Monday, May 11, 2026

Mothers of Salem

 The link for this week's live-streamed service is here.





This week we celebrated Mothers' Day, with cake. Yay!

When I was a child, we wore a flower to church on Mother's Day, a coloured one if your mother was living and a white one if your mother had passed away. In northern Ontario, finding flowers in bloom in early May was a challenge. We often resorted to the potted geraniums on a sunny windowsill. Not exactly a fashionable boutonniere but it did the trick. The actual flower wasn't important. What mattered was the symbol of love and respect for mothers. 


Fathers' Day didn't carry the same cachet. And there was no "children's day." Perhaps that is why the church, in her wisdom, has moved to "Christian Family Sunday," so we can celebrate the special kind of love that binds kith and kin together.

As part of the Sunday service we sang, When Mothers of Salem, a favourite with our clerk of session. We use the 1972 Book of Praise at SPPC. The hymn did not make it into the "new" Book of Praise, published in 1997. In fact, many of the hymns I sang as a child are omitted from the latest version of our hymnbook. Anyone remember "When He Cometh?" It's not in the new hymnbook either, yet, while I was pulling weeds in the flower bed and thinking about this blog, I discovered I remembered every word. What we teach children really matters. Those lessons and poems will last a lifetime.


"When Mothers of Salem" was penned by  William Medlen Hutchings, in 1850. It was was written for the anniversary service of St. Paul's Chapel Sunday School, Wigan, in 1850, and was published in a revised form in the Juvenile Missionary Magazine of June 1850. The text is based on the Biblical story told three Gospels, Matthew 19, Mark 10, Luke 18


Although the text is a retelling of the Biblical story, it was seen as a "missionary" hymn, due to these lines in the last verse, "O soon may the people of every land and nation, /Fulfil Thy blessed word, and cast their idols all away;"

The new hymnbook does not have a children's section, but it has an index of "Items for Children and Youth." The index includes everything from Christmas carols to communion. The segment on Mission contains seven suggestions, including "Jesus bids us shine." That's one I recognize from childhood. 

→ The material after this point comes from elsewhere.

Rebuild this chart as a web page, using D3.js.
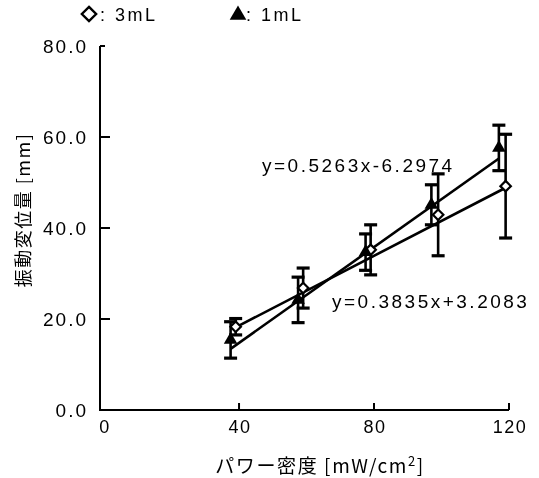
<!DOCTYPE html>
<html>
<head>
<meta charset="utf-8">
<script src="https://cdn.jsdelivr.net/npm/d3@7"></script>
<style>
  html, body { margin: 0; padding: 0; background: #fff; }
  svg { display: block; will-change: transform; }
  text { font-family: "Liberation Sans", Arial, sans-serif; fill: #000; }
</style>
</head>
<body>
<svg id="chart" width="539" height="478"></svg>
<script>
// Vibration displacement vs. power density, two liquid volumes
const xTicks = [0, 40, 80, 120];
const yTicks = [0, 20, 40, 60, 80];

// 3 mL series (open diamonds)
const x3 = [39, 59, 79, 99, 119];
const mean3 = [18.3, 26.8, 35.2, 42.9, 49.2];
const sd3 = [1.8, 4.4, 5.5, 9.0, 11.4];

// 1 mL series (filled triangles)
const x1 = [37.5, 57.5, 77.5, 97, 117];
const mean1 = [15.4, 24.2, 34.7, 45.1, 57.6];
const sd1 = [4.0, 5.0, 4.0, 4.4, 5.0];

// linear fits: [slope, intercept]
const fit3 = [0.3835, 3.2083];
const fit1 = [0.5263, -6.2974];
const eq3 = "y=0.3835x+3.2083";
const eq1 = "y=0.5263x-6.2974";

const svg = d3.select("#chart");
const x = d3.scaleLinear().domain([-1.2, 120]).range([100, 509]);
const y = d3.scaleLinear().domain([0, 80]).range([410, 46]);
const x0 = x.range()[0];

// axes
const g = svg.append("g");
g.append("path")
  .attr("d", `M${x0},${y(80)}V${y(0)}H${x(120)}`)
  .attr("fill", "none").attr("stroke", "#000").attr("stroke-width", 2);

// y ticks (pointing inward)
g.selectAll(".yt").data(yTicks.filter(d => d > 0)).join("line")
  .attr("x1", x0).attr("x2", d => x0 + (d === 80 ? 5 : 10))
  .attr("y1", d => y(d)).attr("y2", d => y(d))
  .attr("stroke", "#000").attr("stroke-width", 2);
g.selectAll(".yl").data(yTicks).join("text")
  .attr("x", 88).attr("y", d => y(d))
  .attr("text-anchor", "end").attr("dominant-baseline", "central")
  .attr("font-size", 19).attr("letter-spacing", 2)
  .text(d => d3.format(".1f")(d));

// x ticks (pointing inward)
g.selectAll(".xt").data(xTicks.filter(d => d > 0)).join("line")
  .attr("x1", d => x(d)).attr("x2", d => x(d))
  .attr("y1", y(0)).attr("y2", y(0) - 7)
  .attr("stroke", "#000").attr("stroke-width", 2);
g.selectAll(".xl").data(xTicks).join("text")
  .attr("x", d => x(d) + 1).attr("y", 433)
  .attr("text-anchor", "middle")
  .attr("font-size", 18).attr("letter-spacing", 1.5)
  .text(d => d);

// axis titles
svg.append("text")
  .attr("transform", "translate(22,210) rotate(-90)")
  .attr("text-anchor", "middle").attr("dominant-baseline", "central")
  .attr("font-size", 18).attr("letter-spacing", 1.5)
  .style("font-family", "'Noto Sans CJK JP', sans-serif")
  .style("fill", "#000")
  .text("振動変位量 [mm]");
const xt = svg.append("text")
  .attr("x", 320).attr("y", 473)
  .attr("text-anchor", "middle")
  .attr("font-size", 19).attr("letter-spacing", 1.6)
  .style("font-family", "'Noto Sans CJK JP', sans-serif")
  .style("fill", "#000");
xt.append("tspan").text("パワー密度 [mW/cm");
xt.append("tspan").attr("font-size", 13).attr("dy", -7).text("2");
xt.append("tspan").attr("dy", 7).text("]");

// fit lines
function fitLine(xs, fit) {
  const xa = d3.min(xs), xb = d3.max(xs);
  return [[xa, fit[0] * xa + fit[1]], [xb, fit[0] * xb + fit[1]]];
}
const line = d3.line().x(d => x(d[0])).y(d => y(d[1]));
[[x3, fit3], [x1, fit1]].forEach(([xs, fit]) => {
  svg.append("path").attr("d", line(fitLine(xs, fit)))
    .attr("fill", "none").attr("stroke", "#000").attr("stroke-width", 2.6);
});

// error bars
function errorBars(xs, means, sds) {
  const data = xs.map((v, i) => ({ x: v, m: means[i], s: sds[i] }));
  const eg = svg.append("g").attr("stroke", "#000");
  eg.selectAll(".v").data(data).join("line")
    .attr("x1", d => x(d.x)).attr("x2", d => x(d.x))
    .attr("y1", d => y(d.m - d.s)).attr("y2", d => y(d.m + d.s))
    .attr("stroke-width", 2.6);
  eg.selectAll(".c").data(data.flatMap(d => [d.m - d.s, d.m + d.s].map(v => ({ x: d.x, v }))))
    .join("line")
    .attr("x1", d => x(d.x) - 6.5).attr("x2", d => x(d.x) + 6.5)
    .attr("y1", d => y(d.v)).attr("y2", d => y(d.v))
    .attr("stroke-width", 3.2);
}
errorBars(x3, mean3, sd3);
errorBars(x1, mean1, sd1);

// markers
const diamond = d3.symbol().type(d3.symbolDiamond2).size(70);
const triangle = d3.symbol().type(d3.symbolTriangle).size(80);
svg.append("g").selectAll("path").data(x3.map((v, i) => [v, mean3[i]])).join("path")
  .attr("d", diamond).attr("transform", d => `translate(${x(d[0])},${y(d[1])})`)
  .attr("fill", "#fff").attr("stroke", "#000").attr("stroke-width", 2.2);
svg.append("g").selectAll("path").data(x1.map((v, i) => [v, mean1[i]])).join("path")
  .attr("d", triangle).attr("transform", d => `translate(${x(d[0])},${y(d[1])})`)
  .attr("fill", "#000");

// equation labels
svg.append("text").attr("x", 262).attr("y", 172)
  .attr("font-size", 19).attr("letter-spacing", 2.5).text(eq1);
svg.append("text").attr("x", 332).attr("y", 308)
  .attr("font-size", 19).attr("letter-spacing", 2.5).text(eq3);

// legend
svg.append("path").attr("d", d3.symbol().type(d3.symbolDiamond2).size(130)())
  .attr("transform", "translate(89,14)")
  .attr("fill", "#fff").attr("stroke", "#000").attr("stroke-width", 2.4);
svg.append("text").attr("x", 100).attr("y", 21)
  .attr("font-size", 18).attr("letter-spacing", 2.5).text(": 3mL");
svg.append("path").attr("d", d3.symbol().type(d3.symbolTriangle).size(120)())
  .attr("transform", "translate(238,15)").attr("fill", "#000");
svg.append("text").attr("x", 246).attr("y", 21)
  .attr("font-size", 18).attr("letter-spacing", 2.5).text(": 1mL");
</script>
</body>
</html>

Neither our "old" nor our "new" hymn books list "mothers" in the topical index, but both refer to "family," and both include the hymn, "Happy the home when God is there." That hymn is a great reminder that giving mom a day off and maybe breakfast in bed, is a great way to show her love, but it is God who makes a home truly happy. Another memory from my childhood was that the whole family pleased mom by going with her to church on Mothers' day!

Western culture has secularized many of our holy days, while the church has taken the secular Mothers' Day, and shaped it into a celebration of family with God at the heart of our human relationships. 

I hope everyone had a Happy Mothers' Day and that the children did the dishes. I also hope we all gave prayers of thanks to God for His divine love.



1 comment:

  1. Thanks Alice for this week's blog for Mothers day and the history of some of our hymns.
    I'll have to take some time and look through a few of my hymn books to find childrens hymns and When He cometh!